Calculating Neutron Flux Using Parallel Programming in C with OpenMP and Monte Carlo Neutron Transport

The Monte Carlo Neutron Transport problem involves simulating the behavior of neutrons as they interact and move through a material or a system. Neutrons are subatomic particles that play a crucial role in nuclear reactions and various applications, such as nuclear energy, nuclear weapons, and medical imaging. In this problem, the objective is to model the movement of neutrons in a specific environment and study their interactions with the materials present. Neutrons can scatter, be absorbed, or undergo fission as they travel through the medium, making their behavior complex and challenging to predict analytically.
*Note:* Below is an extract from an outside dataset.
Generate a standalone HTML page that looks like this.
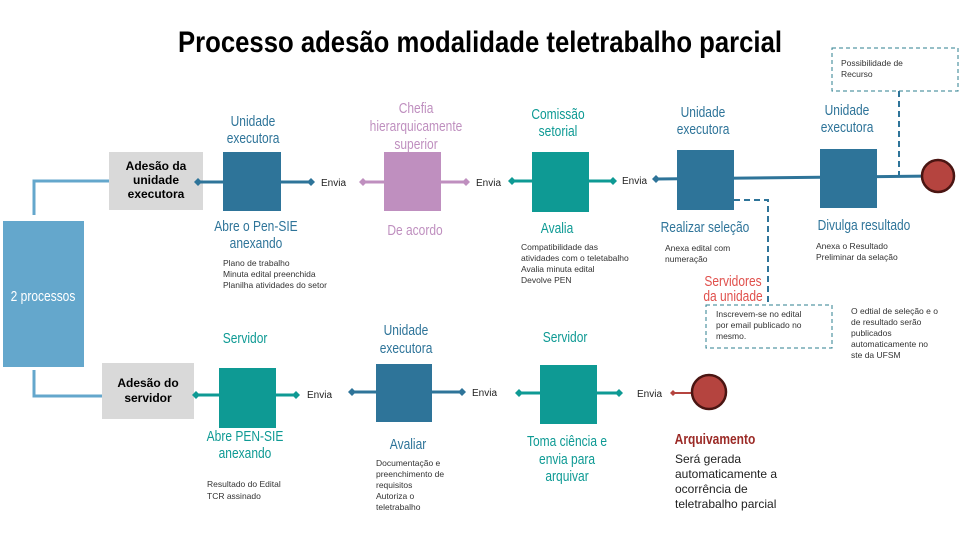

Overall, the Monte Carlo Neutron Transport problem allows us to understand and optimize the behavior of neutrons in diverse scenarios, aiding in the design and safety assessment of nuclear systems and technologies.

#include <stdio.h>
#include <stdlib.h>
#include <time.h>
#include <omp.h>

#define NUM_PARTICLES 1000000
#define NUM_THREADS_LIST {1, 2, 4, 8, 16}

// Function to perform neutron transport simulation
double monteCarloNeutronTransport(int num_particles) {
    int i, num_collisions = 0;
    double neutron_flux = 0.0;

    // Set seed for random number generator
    unsigned int seed = (unsigned)time(NULL) + omp_get_thread_num();

    // Monte Carlo simulation loop
    for (i = 0; i < num_particles; i++) {
        double position = 0.0; // Neutron's initial position

        // Particle movement loop
        while (position >= 0.0 && position <= 1.0) {
            double random_num = (double)rand_r(&seed) / RAND_MAX; // Generate a random number between 0 and 1

            // Probability of collision = 0.5
            if (random_num < 0.5) {
                num_collisions++;
                break;
            }

            // Move neutron randomly to the left or right
            if (random_num < 0.75) {
                position -= 0.1; // Move left
            } else {
                position += 0.1; // Move right
            }
        }
    }

    // Calculate neutron flux
    neutron_flux = (double)num_collisions / num_particles;
    return neutron_flux;
}

int main() {
    double neutron_flux_total = 0.0;
    int i;

    // Define an array of thread counts to test
    int num_threads_list[] = NUM_THREADS_LIST;
    int num_threads_list_size = sizeof(num_threads_list) / sizeof(num_threads_list[0]);

    // Perform the simulation with a single thread for serial execution
    omp_set_num_threads(1);
    double start_time_serial = omp_get_wtime();
    double neutron_flux_serial = monteCarloNeutronTransport(NUM_PARTICLES);
    double end_time_serial = omp_get_wtime();
    double execution_time_serial = end_time_serial - start_time_serial;

    printf("Serial Execution Time: %lf seconds\n", execution_time_serial);

    double average_neutron_flux = 0.00;
    // Perform the simulation for different thread counts (excluding the first entry since it corresponds to serial execution)
    for (i = 1; i < num_threads_list_size; i++) {
        int num_threads = num_threads_list[i];

        // Set the number of threads for OpenMP
        omp_set_num_threads(num_threads);

        // Record the starting time
        double start_time = omp_get_wtime();

        // Perform the simulation using OpenMP parallel for loop
        #pragma omp parallel for reduction(+:neutron_flux_total)
        for (int j = 0; j < num_threads; j++) {
            double neutron_flux_thread = monteCarloNeutronTransport(NUM_PARTICLES / num_threads);
            neutron_flux_total += neutron_flux_thread;
        }

        // Calculate the average neutron flux over all threads
        average_neutron_flux = neutron_flux_total / num_threads;

        // Record the ending time
        double end_time = omp_get_wtime();

        // Calculate the execution time
        double execution_time = end_time - start_time;

        // Calculate the speedup relative to the serial execution
        double speedup = execution_time_serial / execution_time;
        
        printf("Threads: %d, Execution Time: %lf seconds, Speedup: %lf, Average Neutron Flux: %lf\n",
               num_threads, execution_time, speedup, average_neutron_flux);

    }

    return 0;
}

The purpose of the code is to run the neutron transport simulation in parallel and measure the processing time and acceleration for different thread counts. This illustrates an example of evaluating the performance of the simulation and understanding the benefits of parallel computing.

Resources:

OpenMP official website: https://www.openmp.org

Books

Monte Carlo Neutron Transport: Concepts, Codes, and Applications

This book provides a comprehensive overview of Monte Carlo methods for neutron transport simulations and their applications. It covers the theoretical foundations as well as practical implementation details.

Parallel Programming in C with OpenMP by Michael J. Quinn

This book focuses on parallel programming techniques using OpenMP in C. It covers various parallelization concepts and strategies to optimize code for multi-core architectures.